Re: [PATCH v2 6/7] mm, slab: call kvfree_rcu_barrier() from kmem_cache_destroy()

Keith Busch <kbusch@xxxxxxxxxx> · Mon, 24 Feb 2025 08:37:32 -0700

On Mon, Feb 24, 2025 at 12:44:46PM +0100, Uladzislau Rezki wrote:
> On Fri, Feb 21, 2025 at 06:28:49PM +0100, Vlastimil Babka wrote:
> > > 
> > > The warning indicates that this shouldn't be called from a
> > > WQ_MEM_RECLAIM workqueue. This workqueue is responsible for bringing up
> > > and tearing down block devices, so this is a memory reclaim use AIUI.
> > > I'm a bit confused why we can't tear down a disk from within a memory
> > > reclaim workqueue. Is the recommended solution to simply remove the WQ
> > > flag when creating the workqueue?
> > 
> > I think it's reasonable to expect a memory reclaim related action would
> > destroy a kmem cache. Mateusz's suggestion would work around the issue, but
> > then we could get another surprising warning elsewhere. Also making the
> > kmem_cache destroys async can be tricky when a recreation happens
> > immediately under the same name (implications with sysfs/debugfs etc). We
> > managed to make the destroying synchronous as part of this series and it
> > would be great to keep it that way.
> > 
> > >   ------------[ cut here ]------------
> > >   workqueue: WQ_MEM_RECLAIM nvme-wq:nvme_scan_work is flushing !WQ_MEM_RECLAIM events_unbound:kfree_rcu_work
> > 
> > Maybe instead kfree_rcu_work should be using a WQ_MEM_RECLAIM workqueue? It
> > is after all freeing memory. Ulad, what do you think?
> > 
> We reclaim memory, therefore WQ_MEM_RECLAIM seems what we need.
> AFAIR, there is an extra rescue worker, which can really help
> under a low memory condition in a way that we do a progress.
> 
> Do we have a reproducer of mentioned splat?
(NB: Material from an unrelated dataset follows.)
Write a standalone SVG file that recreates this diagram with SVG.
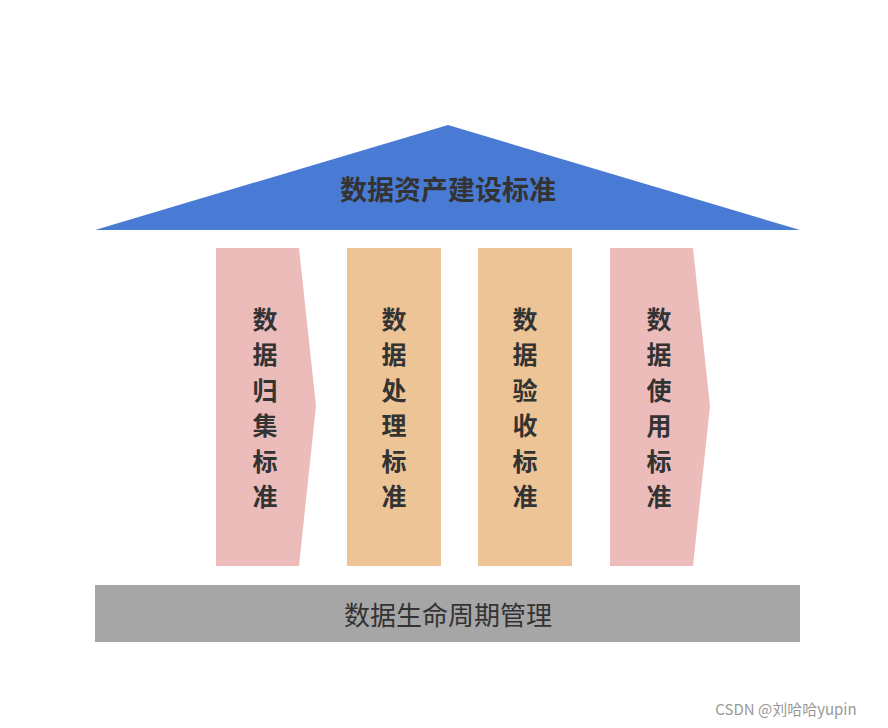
<svg xmlns="http://www.w3.org/2000/svg" width="888" height="728" viewBox="0 0 888 728">
<style>
text{font-family:"Noto Sans CJK SC","Liberation Sans",sans-serif;fill:#333;text-anchor:middle;dominant-baseline:central}
.v{font-size:25px;font-weight:bold}
.pink{fill:#ecbcbb}.orange{fill:#ecc495}
</style>
<rect width="888" height="728" fill="#fff"/>
<g id="roof"><polygon points="95,230 448,125 800,230" fill="#4a7bd4"/><text x="448" y="188" font-size="27" font-weight="bold">数据资产建设标准</text></g>
<g id="p1"><polygon class="pink" points="216,248 299,248 316,406 299,566 216,566"/>
<text class="v" x="265" y="318">数</text><text class="v" x="265" y="353">据</text><text class="v" x="265" y="389">归</text><text class="v" x="265" y="424">集</text><text class="v" x="265" y="460">标</text><text class="v" x="265" y="495">准</text></g>
<g id="p2"><rect class="orange" x="347" y="248" width="94" height="318"/>
<text class="v" x="394" y="318">数</text><text class="v" x="394" y="353">据</text><text class="v" x="394" y="389">处</text><text class="v" x="394" y="424">理</text><text class="v" x="394" y="460">标</text><text class="v" x="394" y="495">准</text></g>
<g id="p3"><rect class="orange" x="478" y="248" width="94" height="318"/>
<text class="v" x="525" y="318">数</text><text class="v" x="525" y="353">据</text><text class="v" x="525" y="389">验</text><text class="v" x="525" y="424">收</text><text class="v" x="525" y="460">标</text><text class="v" x="525" y="495">准</text></g>
<g id="p4"><polygon class="pink" points="610,248 693,248 710,406 693,566 610,566"/>
<text class="v" x="659" y="318">数</text><text class="v" x="659" y="353">据</text><text class="v" x="659" y="389">使</text><text class="v" x="659" y="424">用</text><text class="v" x="659" y="460">标</text><text class="v" x="659" y="495">准</text></g>
<g id="base"><rect x="95" y="585" width="705" height="57" fill="#a6a6a6"/><text x="448" y="613" font-size="26">数据生命周期管理</text></g>
<g id="connectors"/>
<text x="786" y="708" font-size="15" fill="#888" style="fill:#999">CSDN @刘哈哈yupin</text>
</svg>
We're observing this happen in production, and I'm trying to get more
details on what is going on there. The stack trace says that the nvme
controller deleted a namespace, and it happens to also be the last disk
that drops the slab's final ref, which deletes the kmem_cache. I think
this must be part of some automated reimaging process, as the disk is
immediately recreated followed by a kexec.

Trying to manually recreate this hasn't been successful so far because
it's never the last disk on my test machines, so I'm always seeing a
non-zero ref when deleting namespaces from this nvme workqueue.